What to do BEFORE the Kids Move Back In

FROM

 

 by Dr. Betty Frain, Ph.D., MFT

Dear Dr. Betty, 

My son and his wife find themselves in a tough situation. Due to the loss of their well-paying jobs they are in need of support. My daughter-in-law was working on her master’s degree but has decided to give up her education to support the family. They have two pre-school children that I adore.  My son has not asked for any help but I know he and his family are struggling. I want to offer them the opportunity to live with my husband and I, but my spouse is not so sure he wants to open our home to four active people after having several years of peace and quiet. He is also concerned about how helping them will affect our finances. I know I need to come up with a proposal that will provide guidelines for all of us. Do you have some suggestions on how to approach this crisis? 

Uncertain in Arizona

Dear Uncertain,

You are not alone in trying to find a way to navigate this unprecedented economic time with your grown children. This sounds like a financial emergency and that your son is down on his luck. I presume that you get along with them fairly well or you wouldn’t open your home to them.  Your husband is correct in being apprehensive about adding four personalities to a relatively peaceful home.

My first suggestion is to sit down with your husband and listen to his reservations, ideas and expectations.
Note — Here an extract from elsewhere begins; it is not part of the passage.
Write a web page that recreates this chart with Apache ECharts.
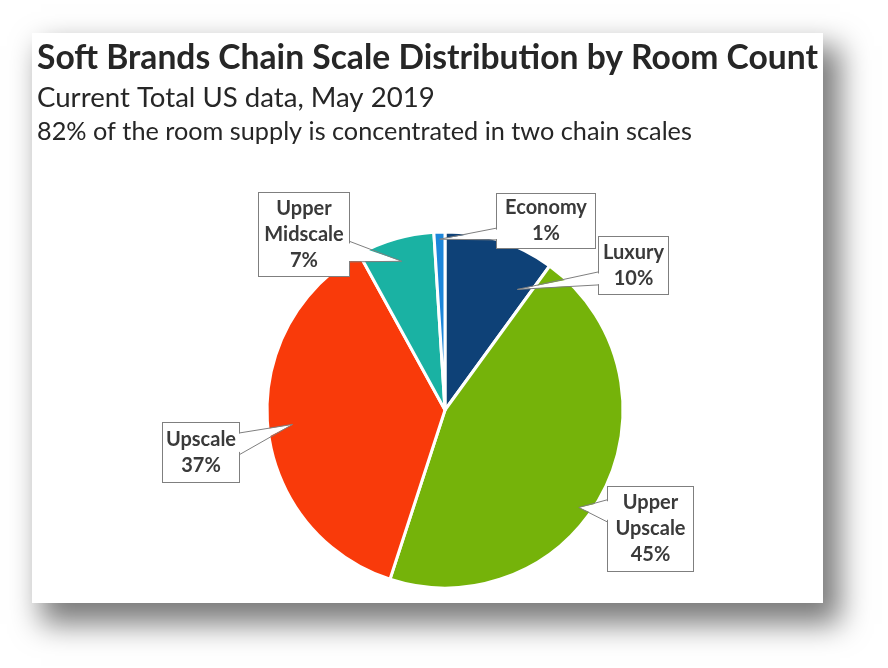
<!DOCTYPE html>
<html><head><meta charset="utf-8">
<script src="https://cdn.jsdelivr.net/npm/echarts@6/dist/echarts.min.js"></script>
<style>
html,body{margin:0;padding:0;background:#fff;width:888px;height:668px;overflow:hidden}
#card{position:absolute;left:32px;top:33px;width:791px;height:570px;background:#fff;box-shadow:13px 17px 28px 4px rgba(0,0,0,0.52)}
#chart{width:791px;height:570px}
</style></head><body>
<div id="card"><div id="chart"></div></div>
<script>
// ---- data ----
const titleText = 'Soft Brands Chain Scale Distribution by Room Count';
const subtitleText = 'Current Total US data, May 2019';
const noteText = '82% of the room supply is concentrated in two chain scales';
const categories = ['Luxury', 'Upper Upscale', 'Upscale', 'Upper Midscale', 'Economy'];
const shares = [10, 45, 37, 7, 1];
const sliceColors = ['#0E4177', '#75B30A', '#F93A0A', '#1AB2A3', '#1C86DA'];

// ---- layout / style ----
const FONT = 'Lato';
const CX = 413, CY = 377, R = 178;
const LBL_FS = 20, LBL_LH = 26;
const boxes = [
  {cx: 601.5, top: 204, w: 69, h: 57, tipA: 0.86, tipR: 0.79, b0: 0.61, b1: 0.84},
  {cx: 618.5, top: 454, w: 85, h: 84, tipA: 0.556, tipR: 0.93, b0: 0.15, b1: 0.42},
  {cx: 169,   top: 390, w: 76, h: 59, tipA: 0.5, tipR: 0.86, b0: 0.17, b1: 0.54},
  {cx: 272,   top: 160, w: 90, h: 83, tipA: 0.5, tipR: 0.87, b0: 0.58, b1: 0.83},
  {cx: 514,   top: 161, w: 98, h: 54, tipA: 0.5, tipR: 0.96, b0: 0.63, b1: 0.85}
];

const cv = document.createElement('canvas').getContext('2d');
function fitSize(text, weight, target) {
  cv.font = weight + ' 100px ' + FONT;
  return 100 * target / cv.measureText(text).width;
}
const s1 = fitSize(titleText, 'bold', 781);
const s2 = fitSize(subtitleText, 'normal', 398);
const s3 = fitSize(noteText, 'normal', 655);

function labelText(i) {
  return categories[i].replace(' ', '\n') + '\n' + shares[i] + '%';
}

const total = shares.reduce((a, b) => a + b, 0);
const pieData = categories.map((name, i) => {
  const lines = labelText(i).split('\n').length;
  const pv = (boxes[i].h - lines * LBL_LH) / 2;
  return {
    name: name,
    value: shares[i],
    itemStyle: {color: sliceColors[i]},
    label: {width: boxes[i].w, padding: [pv, 0, pv, 0]}
  };
});

// callout pointers, computed from data + pie geometry
const graphics = [];
let acc = 0;
shares.forEach((v, i) => {
  const b = boxes[i];
  const frac = (acc + b.tipA * v) / total;
  acc += v;
  const th = 2 * Math.PI * frac;
  const r = b.tipR * R;
  const tx = CX + r * Math.sin(th), ty = CY - r * Math.cos(th);
  const left = b.cx - b.w / 2, right = b.cx + b.w / 2;
  const edgeX = tx < left ? left : right;
  const inward = tx < left ? 1 : -1;
  const y0 = b.top + b.b0 * b.h, y1 = b.top + b.b1 * b.h;
  graphics.push({
    type: 'polygon', z: 100, silent: true,
    shape: {points: [[edgeX + inward * 3, y0 + 1], [tx, ty], [edgeX + inward * 3, y1 - 1]]},
    style: {fill: '#fff', stroke: null}
  });
  graphics.push({
    type: 'polyline', z: 101, silent: true,
    shape: {points: [[edgeX, y0], [tx, ty], [edgeX, y1]]},
    style: {stroke: '#7f7f7f', lineWidth: 1, fill: null}
  });
});

const chart = echarts.init(document.getElementById('chart'), null, {renderer: 'canvas'});
chart.setOption({
  animation: false,
  backgroundColor: '#fff',
  title: [
    {text: titleText, left: 5, top: 25 - s1 / 2, padding: 0,
     textStyle: {fontFamily: FONT, fontWeight: 'bold', fontSize: s1, lineHeight: s1, color: '#262626'}},
    {text: subtitleText, left: 5, top: 65 - s2 / 2, padding: 0,
     textStyle: {fontFamily: FONT, fontWeight: 'normal', fontSize: s2, lineHeight: s2, color: '#262626'}},
    {text: noteText, left: 5, top: 98.5 - s3 / 2, padding: 0,
     textStyle: {fontFamily: FONT, fontWeight: 'normal', fontSize: s3, lineHeight: s3, color: '#262626'}}
  ],
  series: [{
    type: 'pie',
    center: [CX, CY],
    radius: R,
    startAngle: 90,
    clockwise: true,
    avoidLabelOverlap: false,
    emphasis: {disabled: true},
    itemStyle: {borderColor: '#fff', borderWidth: 3},
    label: {
      show: true,
      formatter: p => labelText(p.dataIndex),
      fontFamily: FONT, fontWeight: 'bold', fontSize: LBL_FS, lineHeight: LBL_LH,
      color: '#3a3a3a', align: 'center',
      backgroundColor: '#fff', borderColor: '#7f7f7f', borderWidth: 1
    },
    labelLine: {show: false},
    labelLayout: p => ({x: boxes[p.dataIndex].cx, y: boxes[p.dataIndex].top, align: 'center', verticalAlign: 'top'}),
    data: pieData
  }],
  graphic: graphics
});
</script>
</body></html>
You don’t want to have him agree to a plan begrudgingly. Decide what you both can live with and what is unacceptable to you in relation to sharing your home. 

Things to consider:  Be honest and open about financial issues including problems with credit card debt, financial progress reports, charging for rent, payment of groceries, and utilities, loans/IOU’s. How the family will handle household chores, food shopping, childcare, yard work, laundry, friends visiting, quiet and private times, and other day-to-day issues. Another suggestion is to make a plan for independence. Make sure that your son and daughter-in-law understands that this will be a temporary situation. Set a tentative date as a goal for their moving on with their lives.  Be honest about your financial needs and wishes for your retirement years.  Be sure that you are not sacrificing your own retirement and goals to help your children.

Most people that I talk to who have been in a similar boomerang situation say that it has gone surprisingly well.  Families have told me they like the reciprocity of the relationship with grown children and have enjoyed helping them and their grand children. They do stress the importance of getting all the issues out on the table at the start. Those who have worked out a successful living arrangement, say sharing a home offers many emotional benefits. The key to the situation is to speak up frankly and address issues directly.

My Irish Uncle reminded me that until relatively recently, no one saw anything unusual about two generations or three living under the same roof or grandparents helping with the grandchildren. Maybe we are returning to an extended definition of family.